As shown by genetic assays in Saccharomyces interspecies hybrids, the co-evolution of heterochromatin assembly proteins with silencer elements allows transcriptional silencing functions to be maintained in rapidly evolving regions of the genome.
Co-evolution of transcriptional regulatory proteins and their sites of action has been often hypothesized but rarely demonstrated. Here we provide experimental evidence of such co-evolution in yeast silent chromatin, a finding that emerged from studies of hybrids formed between two closely related Saccharomyces species. A unidirectional silencing incompatibility between S. cerevisiae and S. bayanus led to a key discovery: asymmetrical complementation of divergent orthologs of the silent chromatin component Sir4. In S. cerevisiae/ S. bayanus interspecies hybrids, ChIP-Seq analysis revealed a restriction against S. cerevisiae Sir4 associating with most S. bayanus silenced regions; in contrast, S. bayanus Sir4 associated with S. cerevisiae silenced loci to an even greater degree than did S. cerevisiae's own Sir4. Functional changes in silencer sequences paralleled changes in Sir4 sequence and a reduction in Sir1 family members in S. cerevisiae. Critically, species-specific silencing of the S. bayanus HMR locus could be reconstituted in S. cerevisiae by co-transfer of the S. bayanus Sir4 and Kos3 (the ancestral relative of Sir1) proteins. As Sir1/Kos3 and Sir4 bind conserved silencer-binding proteins, but not specific DNA sequences, these rapidly evolving proteins served to interpret differences in the two species' silencers presumably involving emergent features created by the regulatory proteins that bind sequences within silencers. The results presented here, and in particular the high resolution ChIP-Seq localization of the Sir4 protein, provided unanticipated insights into the mechanism of silent chromatin assembly in yeast.
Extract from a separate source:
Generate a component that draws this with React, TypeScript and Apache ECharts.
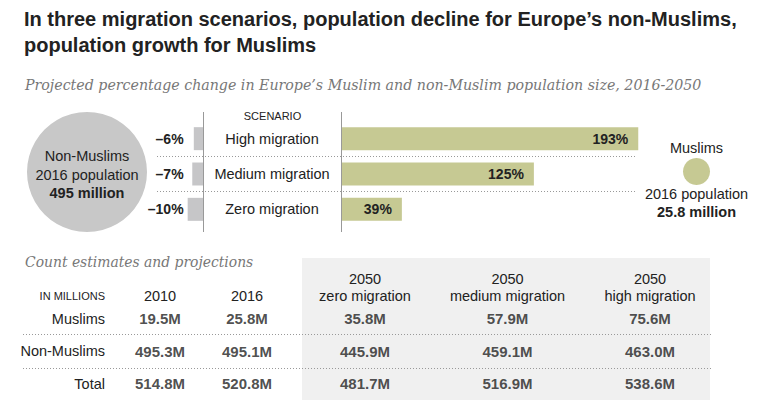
import React, { useEffect, useRef } from "react";
import * as echarts from "echarts";

// ---- data ----
const scenarios = ["High migration", "Medium migration", "Zero migration"];
const nonMuslimChange = [-6, -7, -10];
const muslimChange = [193, 125, 39];
const historicColumns = ["2010", "2016"];
const projectedColumns = ["2050\nzero migration", "2050\nmedium migration", "2050\nhigh migration"];
const tableRows = ["Muslims", "Non-Muslims", "Total"];
const muslimCounts = [19.5, 25.8, 35.8, 57.9, 75.6];
const nonMuslimCounts = [495.3, 495.1, 445.9, 459.1, 463.0];
const totalCounts = [514.8, 520.8, 481.7, 516.9, 538.6];
const nonMuslimPop2016 = "495 million";
const muslimPop2016 = "25.8 million";

const SANS = "'Liberation Sans', Arial, sans-serif";
const SERIF = "'DejaVu Serif', Georgia, serif";
const DARK = "#222";
const GREEN = "#c6c993";
const GRAY = "#c6c6c8";

const fmtChange = (v: number) => (v < 0 ? "\u2013" + Math.abs(v) + "%" : v + "%");

export default function App() {
  const ref = useRef<HTMLDivElement>(null);
  useEffect(() => {
    document.body.style.margin = "0";
    const chart = echarts.init(ref.current!, null, { renderer: "svg" });
    const rowsData = [muslimCounts, nonMuslimCounts, totalCounts];
    const cellsA = rowsData.flatMap((row, r) => row.slice(0, 2).map((v, c) => [c, r, v]));
    const cellsB = rowsData.flatMap((row, r) => row.slice(2).map((v, c) => [c, r, v]));
    const cellLabel = {
      show: true,
      position: "inside",
      formatter: (p: any) => p.value[2].toFixed(1) + "M",
      fontFamily: SANS,
      fontWeight: "bold",
      fontSize: 15,
      color: DARK,
    };
    const dotted = (x1: number, x2: number, y: number) => ({
      type: "line",
      z: 5,
      shape: { x1, y1: y, x2, y2: y },
      style: { stroke: "#999", lineWidth: 1, lineDash: [1, 2] },
    });
    const txt = (x: number, y: number, text: string, extra: any = {}) => ({
      type: "text",
      z: 10,
      x,
      y,
      style: {
        text,
        fontFamily: SANS,
        fontSize: 14.5,
        fill: DARK,
        align: "center",
        verticalAlign: "middle",
        ...extra,
      },
    });
    const headerLabel = {
      interval: 0,
      margin: -2.25,
      fontFamily: SANS,
      fontSize: 14.5,
      color: DARK,
      lineHeight: 17,
    };

    chart.setOption({
      animation: false,
      title: [
        {
          text: "In three migration scenarios, population decline for Europe\u2019s non-Muslims,\npopulation growth for Muslims",
          left: 24,
          top: 6,
          padding: 0,
          textStyle: { fontFamily: SANS, fontSize: 20, fontWeight: "bold", color: DARK, lineHeight: 26 },
        },
        {
          text: "Projected percentage change in Europe\u2019s Muslim and non-Muslim population size, 2016-2050",
          left: 25,
          top: 76,
          padding: 0,
          textStyle: { fontFamily: SERIF, fontSize: 14.2, fontStyle: "italic", fontWeight: "normal", color: "#777", lineHeight: 18 },
        },
      ],
      grid: [
        { left: 184.6, width: 18.4, top: 121, height: 106 },
        { left: 342, width: 307, top: 121, height: 106 },
        { left: 116.5, width: 174, top: 302.25, height: 97.5 },
        { left: 293.75, width: 427.5, top: 302.25, height: 97.5 },
      ],
      xAxis: [
        { type: "value", gridIndex: 0, min: -12, max: 0, show: false },
        { type: "value", gridIndex: 1, min: 0, max: 200, show: false },
        {
          type: "category",
          gridIndex: 2,
          position: "top",
          data: historicColumns,
          axisLine: { show: false },
          axisTick: { show: false },
          axisLabel: headerLabel,
        },
        {
          type: "category",
          gridIndex: 3,
          position: "top",
          data: projectedColumns,
          axisLine: { show: false },
          axisTick: { show: false },
          axisLabel: headerLabel,
        },
      ],
      yAxis: [
        {
          type: "category",
          gridIndex: 0,
          data: scenarios,
          inverse: true,
          axisLine: { show: false },
          axisTick: { show: false },
          axisLabel: {
            interval: 0,
            margin: 1,
            formatter: (_v: string, i: number) => fmtChange(nonMuslimChange[i]),
            fontFamily: SANS,
            fontWeight: "bold",
            fontSize: 14,
            color: DARK,
          },
        },
        {
          type: "category",
          gridIndex: 1,
          data: scenarios,
          inverse: true,
          axisLine: { show: false },
          axisTick: { show: false },
          axisLabel: { interval: 0, margin: 70, align: "center", fontFamily: SANS, fontSize: 14.5, color: DARK },
        },
        {
          type: "category",
          gridIndex: 2,
          data: tableRows,
          inverse: true,
          axisLine: { show: false },
          axisTick: { show: false },
          axisLabel: { interval: 0, margin: 11.5, fontFamily: SANS, fontSize: 14.5, color: DARK },
        },
        { type: "category", gridIndex: 3, data: tableRows, inverse: true, show: false },
      ],
      series: [
        {
          type: "bar",
          name: "Non-Muslims",
          xAxisIndex: 0,
          yAxisIndex: 0,
          data: nonMuslimChange,
          barWidth: 23,
          itemStyle: { color: GRAY },
          silent: true,
        },
        {
          type: "bar",
          name: "Muslims",
          xAxisIndex: 1,
          yAxisIndex: 1,
          data: muslimChange,
          barWidth: 23,
          itemStyle: { color: GREEN },
          silent: true,
          label: {
            show: true,
            position: "insideRight",
            distance: 10,
            formatter: (p: any) => fmtChange(p.value),
            fontFamily: SANS,
            fontWeight: "bold",
            fontSize: 14,
            color: DARK,
          },
        },
        {
          type: "scatter",
          xAxisIndex: 2,
          yAxisIndex: 2,
          data: cellsA,
          symbolSize: 1,
          itemStyle: { color: "rgba(0,0,0,0)" },
          silent: true,
          label: cellLabel,
          z: 10,
        },
        {
          type: "scatter",
          xAxisIndex: 3,
          yAxisIndex: 3,
          data: cellsB,
          symbolSize: 1,
          itemStyle: { color: "rgba(0,0,0,0)" },
          silent: true,
          label: cellLabel,
          z: 10,
        },
      ],
      graphic: {
        elements: [
          { type: "rect", z: -1, shape: { x: 302, y: 258, width: 408, height: 142 }, style: { fill: "#f0f0f0" } },
          { type: "circle", z: 1, shape: { cx: 87, cy: 172, r: 60 }, style: { fill: "#c8c8c8" } },
          txt(87, 156, "Non-Muslims"),
          txt(87, 174.5, "2016 population"),
          txt(87, 193, nonMuslimPop2016, { fontWeight: "bold" }),
          { type: "circle", z: 1, shape: { cx: 696.5, cy: 171.5, r: 13.5 }, style: { fill: GREEN } },
          txt(696.5, 148, "Muslims"),
          txt(696.5, 194, "2016 population"),
          txt(696.5, 212, muslimPop2016, { fontWeight: "bold" }),
          txt(272.5, 116, "SCENARIO", { fontSize: 11 }),
          { type: "line", z: 5, shape: { x1: 203.5, y1: 112, x2: 203.5, y2: 232 }, style: { stroke: "#999", lineWidth: 1 } },
          { type: "line", z: 5, shape: { x1: 341.5, y1: 112, x2: 341.5, y2: 232 }, style: { stroke: "#999", lineWidth: 1 } },
          dotted(157, 636, 156.5),
          dotted(157, 636, 191.5),
          txt(25, 262, "Count estimates and projections", {
            fontFamily: SERIF,
            fontStyle: "italic",
            fontSize: 13.9,
            fill: "#777",
            align: "left",
          }),
          txt(105, 296, "IN MILLIONS", { fontSize: 11, align: "right" }),
          dotted(23, 711, 334.5),
          dotted(23, 711, 368.5),
        ],
      },
    });
    return () => chart.dispose();
  }, []);
  return <div ref={ref} style={{ width: 770, height: 400 }} />;
}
As eukaryotic species evolve, transcriptionally silent portions of their genomes—termed “heterochromatin”—mutate rapidly. To maintain the “off” state of certain genes in silenced regions, regulatory DNA sequences called silencers, which reside within a rapidly mutating region, must co-evolve with the regulatory proteins that bind these sequences to turn off transcription. Although hypothesized to occur widely in nature, such “molecular co-evolution” of genetic regulators has been demonstrated in only a few cases. Unlike previous examples of gene regulatory co-evolution, we found that the transcription factors that bind silencers in two budding yeast species are, in fact, functionally interchangeable, even though the silencers are not. Surprisingly, the Sir1 and Sir4 silencing proteins, which are heterochromatin components that bind the transcription factors rather than the silencer DNA sequences per se, are the proteins engaged in rapid co-evolution with the silencers. Silencer sequences therefore contain additional, evolutionarily labile information directing the assembly of heterochromatin. As mutations in Sir1 and Sir4 over evolutionary time can compensate for changes in the silencers, this “extra information” likely involves cooperative assembly of the transcription factors with the Sir1 and Sir4 “adaptor” proteins. The localization patterns of two species' Sir4 proteins across both species' genomes in interspecies yeast hybrids illuminate unexpected features of heterochromatin structure and assembly.